Такое понимание снимает многие аргументы как друзей, так и недругов народовластия, направленные против реализуемости демократии [62*]. Демократия не делается менее демократичной оттого, что лидеры выделяются из массы, чтобы посвятить себя целиком политике. Подобно любой другой профессии в обществе с разделением труда политика требует всего человека; от политиков-дилетантов нет никакой пользы [63*]. До тех пор, пока профессиональный политик зависит от воли большинства и может выполнять только то, за что и получил большинство голосов, демократический принцип не нарушен. Не требует демократия и того, чтобы парламент был миниатюрной копией картины социальной стратификации в стране, так что если большинство населения составляют крестьяне и промышленные рабочие, то и в парламенте они же составляли бы большинство. [64*] Свободный джентльмен, который играет большую роль в английском парламенте, юрист и журналист в парламентах романских стран, возможно, представляют народ лучше, чем лидеры профсоюзов и крестьяне, которые внесли дух запустения в парламенты Германии и славянских стран. Если представители высших социальных слоев действительно исключены из парламентской деятельности, эти парламенты и формируемые ими правительства не могут представлять волю народа. Высшие слои, состав которых сам по себе есть результат отбора, производимого общественным мнением, оказывают на умы людей влияние, далеко превосходящее их скромную численность. Если их не допускать в парламенты и правительства как людей, неподходящих для власти, возникнет конфликт между общественным мнением и мнением парламента, и этот конфликт сделает трудным, если не вовсе невозможным, функционирование демократических институтов. Внепарламентские влияния скажутся и на законодательном процессе, и на администрировании, ибо интеллектуальное влияние исключенных из политической жизни не может быть удушено менее достойными элементами, заправляющими в парламенте. Ни от чего парламентаризм не страдает так, как от этого; здесь мы должны искать причины плачевного упадка парламентов. Ведь демократия – не власть толпы, и чтобы соответствовать своим задачам, парламент должен включать лучшие политические умы нации.

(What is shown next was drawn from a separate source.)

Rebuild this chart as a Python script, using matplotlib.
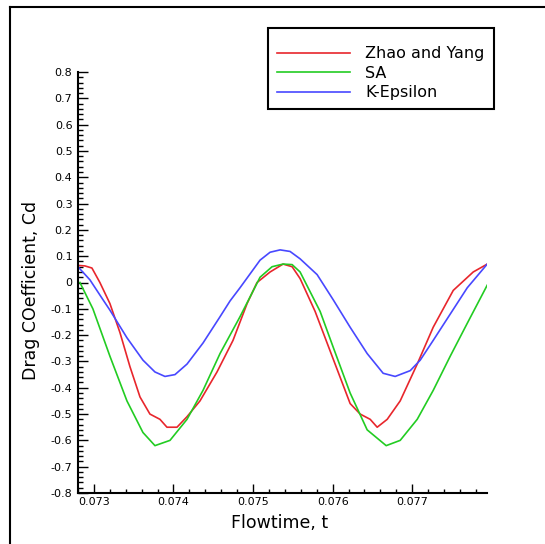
import matplotlib
matplotlib.use('Agg')
import matplotlib.pyplot as plt
from matplotlib.lines import Line2D
from matplotlib.ticker import MultipleLocator, FuncFormatter

plt.rcParams['font.family'] = ['DejaVu Sans']
plt.rcParams['axes.unicode_minus'] = False

# Zhao and Yang
t_zy = [0.072799, 0.072887, 0.072975, 0.073075, 0.073201, 0.073327, 0.073453, 0.073579,
        0.073704, 0.073830, 0.073918, 0.074044, 0.074170, 0.074333, 0.074547, 0.074748,
        0.074925, 0.075050, 0.075214, 0.075377, 0.075491, 0.075591, 0.075780, 0.076006,
        0.076220, 0.076346, 0.076472, 0.076560, 0.076686, 0.076849, 0.077063, 0.077264,
        0.077516, 0.077767, 0.077943]
cd_zy = [0.065, 0.063, 0.055, 0.0, -0.08, -0.19, -0.32, -0.435,
         -0.5, -0.52, -0.55, -0.55, -0.51, -0.45, -0.34, -0.22,
         -0.08, 0.0, 0.04, 0.07, 0.06, 0.015, -0.11, -0.29,
         -0.46, -0.5, -0.52, -0.55, -0.52, -0.45, -0.31, -0.17,
         -0.03, 0.04, 0.07]

# SA
t_sa = [0.072824, 0.072987, 0.073201, 0.073415, 0.073616, 0.073767, 0.073956, 0.074170,
        0.074371, 0.074585, 0.074836, 0.075088, 0.075239, 0.075377, 0.075491, 0.075591,
        0.075843, 0.076006, 0.076220, 0.076434, 0.076673, 0.076849, 0.077063, 0.077264,
        0.077478, 0.077692, 0.077943]
cd_sa = [0.0, -0.1, -0.28, -0.45, -0.57, -0.62, -0.6, -0.52,
         -0.41, -0.27, -0.13, 0.02, 0.06, 0.07, 0.068, 0.04,
         -0.11, -0.245, -0.42, -0.56, -0.62, -0.6, -0.52, -0.41,
         -0.28, -0.155, -0.01]

# K-Epsilon
t_ke = [0.072799, 0.072950, 0.073113, 0.073201, 0.073415, 0.073616, 0.073767, 0.073893,
        0.074019, 0.074170, 0.074371, 0.074585, 0.074711, 0.074836, 0.075088, 0.075214,
        0.075340, 0.075465, 0.075591, 0.075805, 0.076006, 0.076220, 0.076434, 0.076635,
        0.076786, 0.076975, 0.077101, 0.077264, 0.077478, 0.077692, 0.077943]
cd_ke = [0.06, 0.01, -0.065, -0.105, -0.21, -0.295, -0.34, -0.357,
         -0.35, -0.31, -0.23, -0.13, -0.07, -0.02, 0.085, 0.115,
         0.124, 0.118, 0.09, 0.03, -0.065, -0.17, -0.27, -0.345,
         -0.357, -0.335, -0.295, -0.22, -0.12, -0.02, 0.07]

fig = plt.figure(figsize=(5.45, 5.44), dpi=100)
ax = fig.add_axes([78/545, 1-493/544, 409/545, 421/544])

ax.plot(t_zy, cd_zy, color='#e8262c', lw=1.2, label='Zhao and Yang')
ax.plot(t_sa, cd_sa, color='#22cc22', lw=1.2, label='SA')
ax.plot(t_ke, cd_ke, color='#4848ff', lw=1.2, label='K-Epsilon')

ax.set_xlim(0.0728, 0.07794)
ax.set_ylim(-0.8, 0.8)
ax.spines['top'].set_visible(False)
ax.spines['right'].set_visible(False)
ax.spines['left'].set_linewidth(1.5)
ax.spines['bottom'].set_linewidth(1.5)

ax.xaxis.set_major_locator(MultipleLocator(0.001))
ax.xaxis.set_minor_locator(MultipleLocator(0.0002))
ax.yaxis.set_major_locator(MultipleLocator(0.1))
ax.yaxis.set_minor_locator(MultipleLocator(0.02))
ax.xaxis.set_major_formatter(FuncFormatter(lambda v, p: '%.3f' % v))
ax.yaxis.set_major_formatter(FuncFormatter(lambda v, p: '0' if abs(v) < 1e-9 else ('%.1f' % v)))

ax.tick_params(axis='y', which='major', direction='in', length=7, width=1, labelsize=8, pad=4)
ax.tick_params(axis='y', which='minor', direction='in', length=3.5, width=1)
ax.tick_params(axis='x', which='major', direction='in', length=6.2, width=1, labelsize=8, pad=3)
ax.tick_params(axis='x', which='minor', direction='in', length=3, width=1)

ax.set_xlabel('Flowtime, t', fontsize=12.5)
ax.set_ylabel('Drag COefficient, Cd', fontsize=12.5)
ax.xaxis.set_label_coords(0.494, -0.05)
ax.yaxis.set_label_coords(-0.093, 0.48)

leg = ax.legend(loc='upper left', bbox_to_anchor=(268/545, 1-28/544), bbox_transform=fig.transFigure,
                fontsize=11.5, title=' ', title_fontsize=3.5, borderpad=0.55, borderaxespad=0,
                handlelength=4.6, handletextpad=0.95, labelspacing=0.28,
                fancybox=False, edgecolor='black', framealpha=1)
leg.get_frame().set_linewidth(1.5)

# border round the figure (top and left)
fig.add_artist(Line2D([10/545, 1], [1-7/544, 1-7/544], color='black', lw=1.5, transform=fig.transFigure))
fig.add_artist(Line2D([10/545, 10/545], [0, 1-7/544], color='black', lw=1.5, transform=fig.transFigure))

fig.savefig('out.png', dpi=100)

Тяжко исказили идею демократии те, кто, преувеличивая концепцию естественного права о суверенности, трактуют ее как безграничное господство volonte general [78], В действительности нет существенной разницы между неограниченной властью демократического государства и неограниченной властью самодержца. Увлекающая наших демагогов и их сторонников идея, что государство может делать что угодно, и никто не должен препятствовать исполнению воли суверенного народа, принесла больше зла, чем маниакальный цезаризм вырождающихся князьков. Все это порождено представлением о государстве как носителе политического могущества. Законодатель чувствует себя свободным от всех ограничений, поскольку он почерпнул из теории права, что весь закон восходит к его воле. Эта небольшая путаница представлений имеет очень большие последствия, когда законодатель принимает свою формальную свободу за действительную и верит, что он стоит над естественными условиями общественной жизни. Возникающий из-за этого неверного понимания конфликт показывает, что только в рамках либерализма демократия оказывается функциональной. Демократия без либерализма – пустая форма.
3. Идеал равенства
Политическая демократия с необходимостью вытекает из либерализма. Но часто говорят, что демократический подход должен, в конце концов, выйти за пределы либерализма. Утверждается, что, последовательно осуществленный, он потребует не только политического, но и экономического равенства. Посему чисто логически из либерализма должен развиться социализм, а сам либерализм несет в себе начало собственного разрушения.
Идеал равенства также возник как требование естественного права. Его пытались обосновать религиозными, психологическими и философскими аргументами, но все они оказались несостоятельными. Дело в том, что люди от природы разные; требование о равенстве состояний не может быть обосновано тем, что все равны. Нищета аргументов естественного права наиболее очевидна, когда речь идет о принципе равенства.
Следует начать с исторического исследования, чтобы понять этот принцип. В новое время, как и прежде, к нему прибегали, чтобы сокрушить феодальную иерархию индивидуальных прав и свобод. До тех пор, пока свободное развитие индивидуумов и целых социальных групп сдерживается, общественная жизнь обречена на беспокойство и жестокие восстания. Бесправные люди всегда представляют угрозу общественному порядку. Их объединяет общая заинтересованность в устранении препятствий к развитию; они готовы обратиться к насилию, поскольку мирными средствами не могут получить желаемое. Общественный мир становится возможен, когда каждый обретает доступ к участию в демократических институтах. Это и означает равенство всех перед законом.